レンジローバーランドクルーザーに敵うわけはない。

一方、オフロードでない道路状況はそれはそれで千差万別だ。舗装したてのなめらかな道路ばかりなら良いのだが、
つぎはぎだらけのデコボコの路面や、吹きさらしで砂埃が堆積しやすい路面、アスファルトが削れて埋め込まれた石が磨かれて、
がたがたになっている路面。自治体の修繕費用の乏しい田舎道の方が、おそらく路面は荒れているだろう。

デュアリスは、メーカも評論家も”都会向きの車”だと考えているらしい。カタログもCMもそんなイメージを全面に出している。しかし、
私は、デュアリスの特徴は、足回りにしてもシートにしても、道路の補修もろくにできない田舎でこそ能力を発揮するところにあると思う。
その証拠に、ロシアでもよく売れているし
日産は中国での販売も考えている。両国とも、道路の整備状況はあまり良くはないだろう。

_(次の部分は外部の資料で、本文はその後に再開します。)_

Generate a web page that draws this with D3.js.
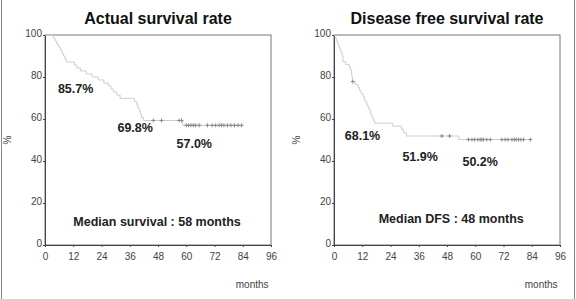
<!DOCTYPE html>
<html>
<head>
<meta charset="utf-8">
<script src="https://cdn.jsdelivr.net/npm/d3@7"></script>
<style>
  body { margin: 0; background: #fff; }
  svg { display: block; font-family: Arial, "Liberation Sans", sans-serif; }
  .tick text { fill: #444; font-size: 10px; }
  .title { font-weight: bold; font-size: 16px; fill: #111; }
  .note { font-weight: bold; font-size: 12.5px; fill: #222; }
  .axisLabel { font-size: 10px; fill: #444; }
</style>
</head>
<body>
<div id="chart"></div>
<script>
// x ticks (months) and y ticks (%)
const monthTicks = [0, 12, 24, 36, 48, 60, 72, 84, 96];
const pctTicks = [0, 20, 40, 60, 80, 100];

// Actual survival: step times / survival after each step
const osTime = [0, 3.5, 4.3, 5, 5.8, 6.5, 7.2, 7.8, 8.5, 9, 12.5, 13.5, 15, 17.5, 20, 22.7, 25, 27, 28, 29, 30.5, 31.9,
  38, 39, 39.5, 40, 40.5, 41, 41.8, 58.5, 83.5];
const osSurv = [100, 98.6, 97.1, 95.7, 94.3, 92.9, 91.4, 90.0, 88.6, 87.1, 85.7, 84.3, 82.9, 81.4, 80.0, 78.6, 77.1, 75.7, 74.3, 72.9, 71.4, 69.8,
  68.3, 66.8, 65.3, 63.8, 62.3, 60.8, 59.3, 57.0, 57.0];
const osCensor = [46, 49.5, 57, 58, 60, 61, 62, 63, 64, 65.5, 69, 71, 72.5, 74, 75, 76, 77.5, 79, 80.5, 82, 83.5];

// Disease free survival
const dfsTime = [0, 0.5, 1, 1.5, 2, 2.5, 3, 3.5, 3.8, 5, 6.5, 7, 7.5, 7.8, 9, 10.2, 10.8, 11.5, 12.3, 12.8, 13.2, 14, 14.5,
  15.2, 15.6, 16, 16.7, 17.3, 25, 28.6, 29.5, 30.7, 53, 83.4];
const dfsSurv = [100, 98.6, 97.2, 95.8, 94.4, 92.9, 91.5, 90.1, 87.3, 86.0, 84.6, 83.2, 80.4, 77.8, 76.4, 75.0, 73.6, 72.2, 70.8, 69.5, 68.1, 66.7, 65.2,
  63.8, 62.3, 60.9, 59.4, 58.0, 56.6, 55.1, 53.5, 51.9, 50.2, 50.2];
const dfsCensor = [8, 45.8, 49.1, 57.1, 58.6, 59.7, 61.1, 62.1, 62.8, 63.5, 64.9, 66.4, 71.3, 72.7, 73.9, 75.6, 76.6, 77.4, 78.4, 79.4, 80.5, 83.4];

// labels: text, month, percent
const osNotes = [["85.7%", 13, 74.3], ["69.8%", 38.3, 55.7], ["57.0%", 63.4, 48.1], ["Median survival : 58 months", 47.6, 11]];
const dfsNotes = [["68.1%", 12.1, 51.9], ["51.9%", 36.6, 41.9], ["50.2%", 62.1, 39.5], ["Median DFS : 48 months", 49.8, 12.4]];

const W = 576, H = 299;
const svg = d3.select('#chart').append('svg').attr('width', W).attr('height', H);
svg.append('rect').attr('width', W).attr('height', H).attr('fill', '#fff');

// outer frame
svg.append('rect')
  .attr('x', 1.5).attr('y', -5).attr('width', W - 3).attr('height', H + 10)
  .attr('fill', 'none').attr('stroke', '#888');

function kmPanel(left, title, times, surv, censor, notes) {
  const x = d3.scaleLinear().domain([0, 96]).range([left, left + 226]);
  const y = d3.scaleLinear().domain([0, 100]).range([245, 35]);
  const g = svg.append('g');

  // plot box
  g.append('rect')
    .attr('x', x(0)).attr('y', y(100))
    .attr('width', x(96) - x(0)).attr('height', y(0) - y(100))
    .attr('fill', 'none').attr('stroke', '#777');

  const xAxis = g.append('g')
    .attr('transform', 'translate(0,' + y(0) + ')')
    .call(d3.axisBottom(x).tickValues(monthTicks).tickSize(2).tickPadding(6));
  const yAxis = g.append('g')
    .attr('transform', 'translate(' + x(0) + ',0)')
    .call(d3.axisLeft(y).tickValues(pctTicks).tickSize(2).tickPadding(1));
  [xAxis, yAxis].forEach(a => {
    a.select('.domain').attr('stroke', '#444');
    a.selectAll('.tick line').attr('stroke', '#444');
  });
  yAxis.selectAll('.tick text').attr('dy', '0.1em');

  g.append('text')
    .attr('class', 'title')
    .attr('x', x(48)).attr('y', 24)
    .attr('text-anchor', 'middle')
    .text(title);

  g.append('text')
    .attr('class', 'axisLabel')
    .attr('transform', 'translate(' + (left - 34) + ',140) rotate(-90)')
    .attr('text-anchor', 'middle')
    .text('%');

  g.append('text')
    .attr('class', 'axisLabel')
    .attr('x', x(88)).attr('y', 288)
    .attr('text-anchor', 'middle')
    .text('months');

  // survival curve
  const pts = times.map((t, i) => [t, surv[i]]);
  g.append('path')
    .datum(pts)
    .attr('fill', 'none')
    .attr('stroke', '#cdcdcd')
    .attr('stroke-width', 1)
    .attr('d', d3.line().curve(d3.curveStepAfter).x(d => x(d[0])).y(d => y(d[1])));

  // censor marks, placed on the curve
  const survAt = t => {
    let v = surv[0];
    times.forEach((tt, i) => { if (tt <= t) v = surv[i]; });
    return v;
  };
  g.append('g').selectAll('path')
    .data(censor)
    .join('path')
    .attr('transform', d => 'translate(' + x(d) + ',' + y(survAt(d)) + ')')
    .attr('d', 'M-2,0H2M0,-2V2')
    .attr('stroke', '#888')
    .attr('stroke-width', 1)
    .attr('fill', 'none');

  g.append('g').selectAll('text')
    .data(notes)
    .join('text')
    .attr('class', 'note')
    .attr('x', d => x(d[1]))
    .attr('y', d => y(d[2]))
    .attr('dy', '0.35em')
    .attr('text-anchor', 'middle')
    .text(d => d[0]);
}

kmPanel(45, 'Actual  survival rate', osTime, osSurv, osCensor, osNotes);
kmPanel(334, 'Disease free survival rate', dfsTime, dfsSurv, dfsCensor, dfsNotes);
</script>
</body>
</html>
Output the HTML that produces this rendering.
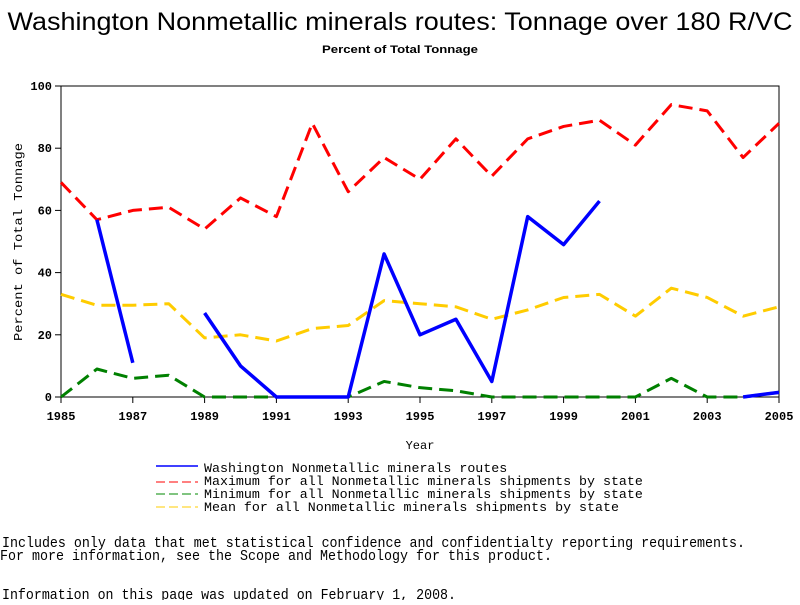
<!DOCTYPE html>
<html><head><meta charset="utf-8"><style>
body{margin:0;background:#fff;width:800px;height:600px;overflow:hidden}
text{font-family:"Liberation Mono",monospace}
</style></head><body>
<svg id="chart" width="800" height="600" xmlns="http://www.w3.org/2000/svg">
<text x="400" y="30" text-anchor="middle" style="font-family:'Liberation Sans',sans-serif;font-size:25px" textLength="785" lengthAdjust="spacingAndGlyphs">Washington Nonmetallic minerals routes: Tonnage over 180 R/VC</text>
<text x="400" y="53" text-anchor="middle" style="font-family:'Liberation Sans',sans-serif;font-size:11px;font-weight:bold" textLength="156" lengthAdjust="spacingAndGlyphs">Percent of Total Tonnage</text>
<rect x="61" y="86" width="718" height="311" fill="none" stroke="#000" stroke-width="1"/>
<g id="axes"></g>
<g id="series"></g>
<text x="420" y="449" text-anchor="middle" font-size="12">Year</text>
<text transform="translate(22,242) rotate(-90)" text-anchor="middle" font-size="12" textLength="198" lengthAdjust="spacingAndGlyphs">Percent of Total Tonnage</text>
<g font-size="13.3">
<g><line x1="156" y1="466" x2="198" y2="466" stroke="#00f" stroke-width="1.5"/><text x="204" y="472">Washington Nonmetallic minerals routes</text></g>
<g><line x1="156" y1="482" x2="198" y2="482" stroke="#f00" stroke-width="1" stroke-dasharray="9,4"/><text x="204" y="485">Maximum for all Nonmetallic minerals shipments by state</text></g>
<g><line x1="156" y1="494" x2="198" y2="494" stroke="#080" stroke-width="1" stroke-dasharray="9,4"/><text x="204" y="498">Minimum for all Nonmetallic minerals shipments by state</text></g>
<g><line x1="156" y1="507" x2="198" y2="507" stroke="#fc0" stroke-width="1" stroke-dasharray="9,4"/><text x="204" y="511">Mean for all Nonmetallic minerals shipments by state</text></g>
</g>
<g font-size="15">
<text x="2" y="547" textLength="743" lengthAdjust="spacingAndGlyphs">Includes only data that met statistical confidence and confidentialty reporting requirements.</text>
<text x="0" y="560" textLength="552" lengthAdjust="spacingAndGlyphs">For more information, see the Scope and Methodology for this product.</text>
<text x="2" y="599" textLength="454" lengthAdjust="spacingAndGlyphs">Information on this page was updated on February 1, 2008.</text>
</g>
</svg>
<script>
const years=[1985,1986,1987,1988,1989,1990,1991,1992,1993,1994,1995,1996,1997,1998,1999,2000,2001,2002,2003,2004,2005];
const washington=[null,57,11,null,27,10,0,0,0,46,20,25,5,58,49,63,null,null,null,0,1.5];
const maximum=[69,57,60,61,54,64,58,88,66,77,70,83,71,83,87,89,81,94,92,77,88];
const minimum=[0,9,6,7,0,0,0,0,0,5,3,2,0,0,0,0,0,6,0,0,1.5];
const mean=[33,29.5,29.5,30,19,20,18,22,23,31,30,29,25,28,32,33,26,35,32,26,29];
const yTicks=[0,20,40,60,80,100];
const xTicks=[1985,1987,1989,1991,1993,1995,1997,1999,2001,2003,2005];
const NS="http://www.w3.org/2000/svg";
const X=y=>61+(y-1985)*718/20, Y=v=>397-v*3.11;
const axes=document.getElementById('axes'), ser=document.getElementById('series');
function mk(tag,attrs,parent){const e=document.createElementNS(NS,tag);for(const k in attrs)e.setAttribute(k,attrs[k]);parent.appendChild(e);return e;}
yTicks.forEach(t=>{
  const l=mk('line',{x1:55,x2:61,y1:Y(t),y2:Y(t),stroke:'#000'},axes);
  
  
  const tx=mk('text',{x:52,y:Y(t)+4,'text-anchor':'end','font-size':'12','font-weight':'bold'},axes);
  
  
  tx.textContent=t;
});
xTicks.forEach(t=>{
  const l=mk('line',{x1:X(t),x2:X(t),y1:397,y2:403,stroke:'#000'},axes);
  
  
  const tx=mk('text',{x:X(t),y:420,'text-anchor':'middle','font-size':'12','font-weight':'bold'},axes);
  
  
  tx.textContent=t;
});
function draw(vals,color,w,dash,name){
  let segs=[],cur=[];
  vals.forEach((v,i)=>{if(v===null){if(cur.length)segs.push(cur);cur=[];}else cur.push(X(years[i])+','+Y(v));});
  if(cur.length)segs.push(cur);
  segs.forEach(s=>{
    const p=mk('polyline',{points:s.join(' '),fill:'none',stroke:color,'stroke-width':w,'stroke-linejoin':'round'},ser);
    if(dash)p.setAttribute('stroke-dasharray',dash);
    
    
  });
}
draw(mean,'#ffcc00',3,'14,7','series-mean');
draw(minimum,'#008000',3,'14,7','series-minimum');
draw(maximum,'#ff0000',3,'14,7','series-maximum');
draw(washington,'#0000ff',3.5,null,'series-washington');
</script>
</body></html>
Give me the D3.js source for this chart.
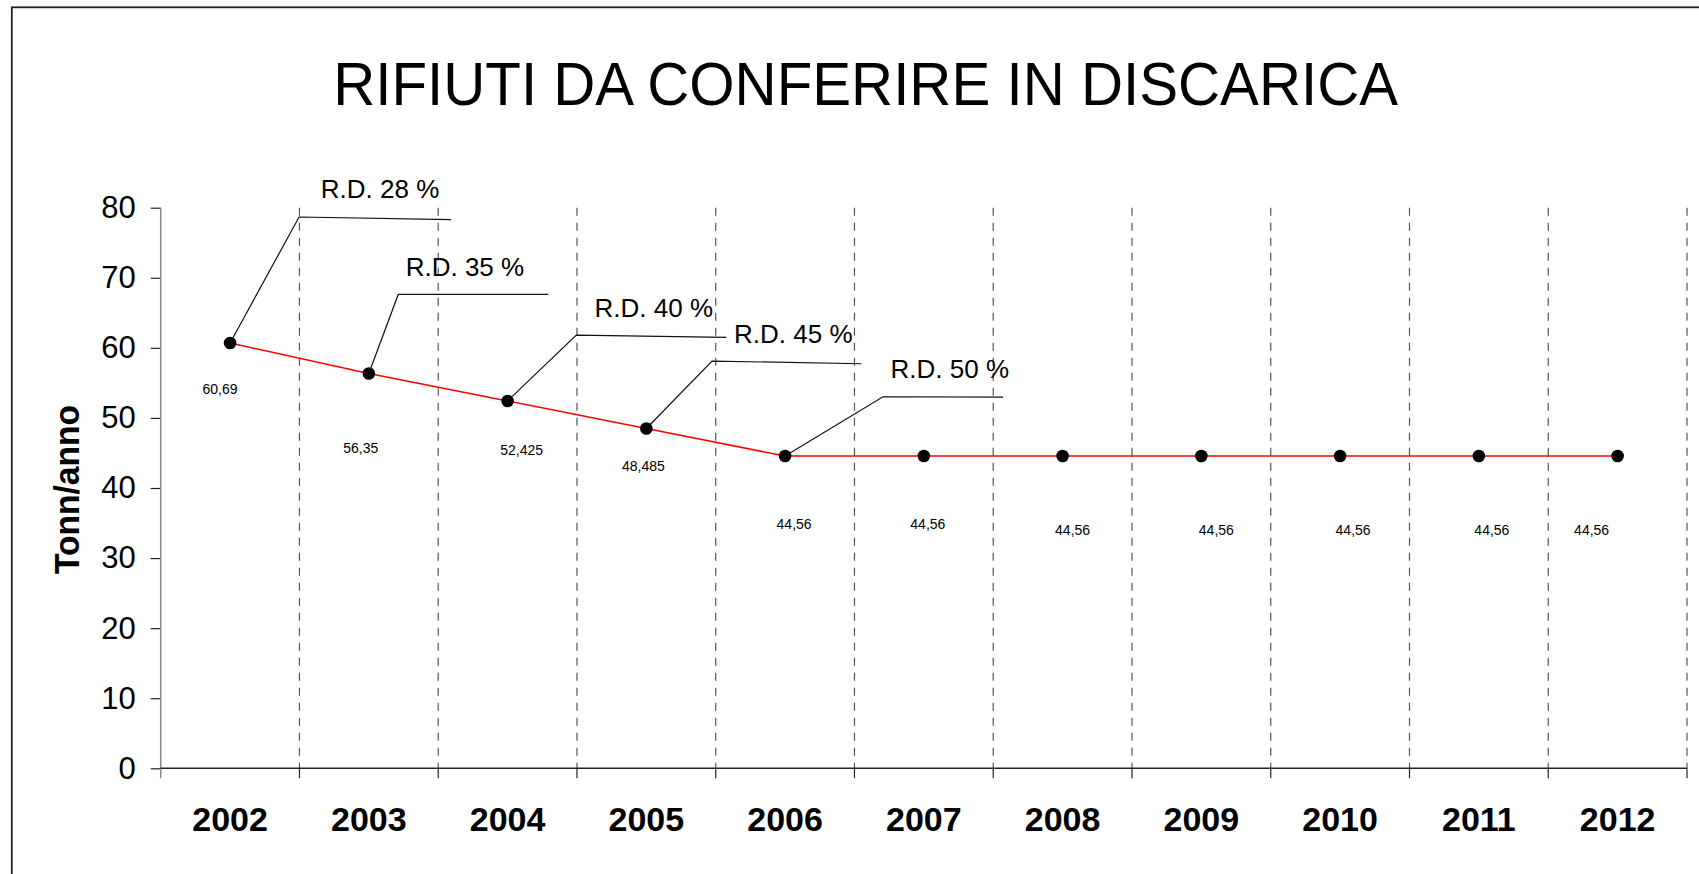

一方、日本では都市生活者の方が多いので、”田舎向きの車”を全面に出しても、メーカーはあまり売れないと考えているのだろう。
しかし、実際は地方都市でこそよく売れているのではないだろうか?公共交通網の整備された大都市では車は贅沢品だ。地方には、
セダンやミニバンでは腹をすりそうな道路は結構あるのだから。

# パワードスーツが農道を駆け抜けて、畑で農作業しているCMなんてどうだろうか。